I don't seem to do things right, or "I had a bad day"
Well, I haven't written in a couple of days. My middle thru lower back have been stiff and painful because of the amount of lifting and chopping work I've been doing to get rid of that tree that fell over. I can't afford to just throw it away--wood is too valuable here in the wintertime.
Last evening was horrible. My husband's temperament seems to be getting worse instead of better. He snaps at me for no good reason, which really hurts me with his comments. I've told him that he is really out of line. And I am so frustrated he knows I'd like to throw a shoe or something at him. He said, if he did, he'd throw something back. I said, well, you wouldn't try it with me twice. See, I've already been verbally, physically, and emotionally abused before, and I am not going to be trapped. I don't know what gets into him, he is so stubborn, he comes up with these snide comments, "you really have it good here", and I am looking around me, wondering where? Because I must be missing something. So, he comes back and then tries to twist the circumstances and blame everything on me, and I said just drop it, quit before you make it worse. He has no concept of how nasty he is, but the one thing is, my stepson does. It's pretty amazing that stepson knows how difficult it can be. So, he went upstairs to sleep last night, and tore up two of the bedrooms because he didn't like the mattress in the 1st and linens (he was too lazy to even put the new linens on because I had just finished washing them from SS previous visit) so he slept on top of the bed with an old worn out comforter. I didn't sleep well myself, I was so agitated, and with him moving back and forth between the rooms upstairs, it disturbed the dogs and I had to contend with that last night. I don't know what I am going to do about my husband's temper, but something has to be done. Because this is lousy.

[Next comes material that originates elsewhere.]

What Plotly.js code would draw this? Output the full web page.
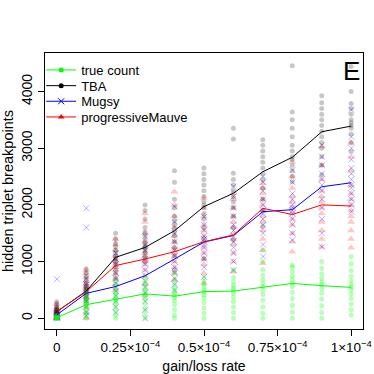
<!DOCTYPE html>
<html>
<head>
<meta charset="utf-8">
<script src="https://cdn.plot.ly/plotly-3.0.1.min.js"></script>
<style>html,body{margin:0;padding:0;background:#fff;}#chart{width:374px;height:374px;}</style>
</head>
<body>
<div id="chart"></div>
<script>
// gain/loss rates (x categories)
const rates = [0, 1e-5, 2e-5, 3e-5, 4e-5, 5e-5, 6e-5, 7e-5, 8e-5, 9e-5, 1e-4];
const seriesNames = ["true count", "TBA", "Mugsy", "progressiveMauve"];

// mean lines
const trueMean  = [10, 240, 335, 430, 390, 470, 480, 545, 615, 575, 545];
const tbaMean   = [115, 480, 1075, 1250, 1545, 1970, 2205, 2585, 2840, 3290, 3390];
const mugsyMean = [60, 440, 560, 750, 1045, 1345, 1460, 1880, 1915, 2320, 2390];
const mauveMean = [120, 470, 930, 1045, 1175, 1350, 1470, 1940, 1830, 2000, 1980];

// replicate points per rate
const truePts = [
  [0,0,0,5,10,10,15,20,25,30,40,55],
  [0,40,90,140,180,210,240,260,290,320,350,380,420,470],
  [0,60,130,200,260,300,330,360,400,440,480,540,600,660],
  [0,80,160,250,330,380,420,460,500,540,600,660,720],
  [0,60,150,240,310,360,400,440,480,530,600,680,790],
  [0,90,180,280,360,420,460,500,550,600,650,720],
  [0,100,200,290,370,440,490,530,580,640,720,850],
  [0,90,200,320,420,500,560,610,680,760,860,1000,1200],
  [0,110,230,350,460,560,620,680,740,820,900,940],
  [0,100,220,340,450,530,590,640,700,780,880,1000],
  [60,150,250,350,430,500,550,600,660,740,840,960,1090]
];
const tbaPts = [
  [0,30,60,80,100,120,140,160,180,210,250,290],
  [300,350,380,420,450,480,510,540,580,620,680,740,800,870],
  [700,800,880,950,1000,1050,1100,1150,1200,1260,1320,1400,1500],
  [1000,1080,1150,1200,1240,1280,1320,1380,1450,1520,1600,1750,1900,2000],
  [850,1100,1250,1350,1450,1520,1580,1650,1720,1800,1950,2100,2400,2600],
  [1050,1400,1600,1750,1850,1950,2000,2060,2150,2250,2350,2450,2550,2650],
  [1380,1600,1800,1950,2050,2150,2250,2350,2450,2560,3160,3350],
  [1620,1900,2100,2300,2450,2550,2650,2750,2850,2950,3050,3150],
  [2410,2500,2600,2700,2800,2850,2950,3050,3200,3350,3500,3640,4455],
  [2530,2700,2850,3000,3100,3200,3300,3400,3500,3600,3700,3800,3925],
  [2940,3100,3250,3350,3400,3450,3500,3600,3700,3790,4000,4440]
];
const mugsyPts = [
  [0,10,20,30,40,50,60,70,90,120,690],
  [50,100,200,300,380,450,500,550,600,700,1600,1940],
  [100,200,300,400,480,550,620,700,800,950,1050,1150],
  [0,150,300,450,550,650,750,850,950,1050,1200,1300,1450],
  [500,600,700,800,900,1000,1100,1200,1350,1500,1700,1970],
  [730,900,1050,1150,1250,1300,1350,1400,1450,1550,1650,1790],
  [850,1000,1150,1250,1350,1450,1550,1650,1800,1950,2150,2320],
  [1090,1300,1500,1650,1750,1850,1900,2000,2100,2250,2400,2500],
  [1380,1500,1650,1750,1850,1900,1950,2000,2100,2200,2400,2615],
  [1260,1500,1750,1950,2100,2250,2350,2450,2550,2700,2850,3055],
  [1880,2000,2100,2200,2300,2350,2450,2550,2650,2800,3000,3200,3675]
];
const mauvePts = [
  [0,0,20,40,60,80,100,120,140,160,200,250],
  [0,100,200,300,380,450,500,550,600,650,720,800,850],
  [500,600,700,780,850,900,950,1000,1050,1100,1200,1300,1400],
  [400,600,750,850,950,1000,1050,1100,1150,1250,1350,1500,1700,1850],
  [680,800,900,1000,1100,1150,1200,1250,1350,1450,1600,1800,2000,2230],
  [620,800,950,1050,1150,1250,1350,1450,1550,1650,1800,1950,2120],
  [820,1000,1150,1300,1400,1500,1600,1700,1800,1950,2100,2210],
  [970,1200,1400,1550,1700,1800,1900,2000,2100,2200,2300,2380],
  [1175,1350,1500,1650,1750,1850,1950,2050,2150,2300,2500,2760],
  [1260,1400,1550,1700,1850,1950,2050,2150,2250,2450,2700,3030],
  [1245,1400,1550,1700,1800,1900,2000,2100,2200,2350,2600,2850,3090]
];

// x tick labels
const xTickVals = [0, 2.5e-5, 5e-5, 7.5e-5, 1e-4];
const xTickText = ["0", "0.25\u00d710<sup>\u22124</sup>", "0.5\u00d710<sup>\u22124</sup>", "0.75\u00d710<sup>\u22124</sup>", "1\u00d710<sup>\u22124</sup>"];
const yTickVals = [0, 1000, 2000, 3000, 4000];

const FONT = "Liberation Sans, Arial, Helvetica, sans-serif";

function flat(pts, shift) {
  const xs = [], ys = [];
  pts.forEach((col, i) => col.forEach(v => { xs.push(rates[i] + shift); ys.push(v); }));
  return {x: xs, y: ys};
}

const styles = [
  {color: "#00FF00", pts: truePts, mean: trueMean, shift: 0,
   marker: {symbol: "circle", size: 5, color: "rgba(0,255,0,0.28)"},
   legMarker: {symbol: "circle", size: 5, color: "#00FF00"}},
  {color: "#000000", pts: tbaPts, mean: tbaMean, shift: -3e-8,
   marker: {symbol: "circle", size: 5, color: "rgba(0,0,0,0.22)"},
   legMarker: {symbol: "circle", size: 5, color: "#000000"}},
  {color: "#0000FF", pts: mugsyPts, mean: mugsyMean, shift: 4e-8,
   marker: {symbol: "x-thin-open", size: 6, color: "rgba(0,0,255,0.3)", line: {color: "rgba(0,0,255,0.3)", width: 1}},
   legMarker: {symbol: "x-thin-open", size: 6, color: "#0000FF", line: {color: "#0000FF", width: 1}}},
  {color: "#FF0000", pts: mauvePts, mean: mauveMean, shift: -5e-8,
   marker: {symbol: "triangle-up", size: 7, color: "rgba(255,0,0,0.22)"},
   legMarker: {symbol: "triangle-up", size: 6, color: "#FF0000"}}
];

const traces = [];
[3, 2, 1, 0].forEach(k => {
  const s = styles[k];
  const f = flat(s.pts, s.shift);
  traces.push({type: "scatter", mode: "markers", x: f.x, y: f.y, marker: s.marker,
    showlegend: false, hoverinfo: "skip"});
});
styles.forEach((s, k) => {
  traces.push({type: "scatter", mode: "lines", x: rates, y: s.mean,
    line: {color: s.color, width: 1}, showlegend: false});
});
const legendNames = ["legend", "legend2", "legend3", "legend4"];
styles.forEach((s, k) => {
  traces.push({type: "scatter", mode: "lines+markers", x: [null], y: [null],
    name: seriesNames[k], line: {color: s.color, width: 1}, marker: s.legMarker,
    showlegend: true, legend: legendNames[k]});
});

const rowPx = [70, 85.7, 101.3, 117];
const layout = {
  width: 374, height: 374,
  margin: {l: 45, r: 11, t: 53, b: 45},
  paper_bgcolor: "#fff", plot_bgcolor: "#fff",
  font: {family: FONT, size: 13, color: "#000"},
  showlegend: true,
  xaxis: {
    range: [-4e-6, 1.04e-4], tickmode: "array", tickvals: xTickVals, ticktext: xTickText,
    showgrid: false, zeroline: false, showline: true, mirror: true, linecolor: "#000", linewidth: 1,
    ticks: "outside", ticklen: 6, tickcolor: "#000", tickwidth: 1,
    tickfont: {family: FONT, size: 13.5, color: "#000"},
    title: {text: "gain/loss rate", font: {family: FONT, size: 14, color: "#000"}, standoff: 6}
  },
  yaxis: {
    range: [-189, 4679], tickmode: "array", tickvals: yTickVals,
    showgrid: false, zeroline: false, showline: true, mirror: true, linecolor: "#000", linewidth: 1,
    ticks: "outside", ticklen: 6, tickcolor: "#000", tickwidth: 1, tickangle: -90,
    tickfont: {family: FONT, size: 14, color: "#000"},
    title: {text: "hidden triplet breakpoints", font: {family: FONT, size: 14.5, color: "#000"}, standoff: 5}
  },
  annotations: [{
    text: "E", xref: "paper", yref: "paper", x: 0.9638, y: 0.933,
    xanchor: "center", yanchor: "middle", showarrow: false,
    font: {family: FONT, size: 26, color: "#000"}
  }]
};
legendNames.forEach((ln, i) => {
  layout[ln] = {
    x: -0.012, xanchor: "left", y: (329 - rowPx[i]) / 276, yanchor: "middle",
    bgcolor: "rgba(0,0,0,0)", borderwidth: 0,
    font: {family: FONT, size: 13, color: "#000"}
  };
});

Plotly.newPlot("chart", traces, layout, {displayModeBar: false, staticPlot: true});
</script>
</body>
</html>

And I don't want to have him to anything for me b/c now he acts like it is a big job to help with the puppy. Of course, I don't want to owe anyone anything. Oh, by the way, my SS called tonight and wants to come for the w/e after his BD. Also, asked if we could take $50-$100 that should be for his BD and just give him cash so he can use it for a deposit to purchase himself a new motorcycle? And I'd like to know why neither of us can even get a BD card or even "happy birthday!" He didn't even tell my husband he was sorry that he missed his BD. So maybe I'm just having two bad days in a row. ya think? I'd like to go drive off somewhere....but I think it might just be over a bridge!
Actually, doing something like that is really almost a laugh and righteous to get a big joke on the people left behind who have just gone too far with me for too long.
Wonder if anyone feels like this? I'm not in a funk--it's just that my reality stinks!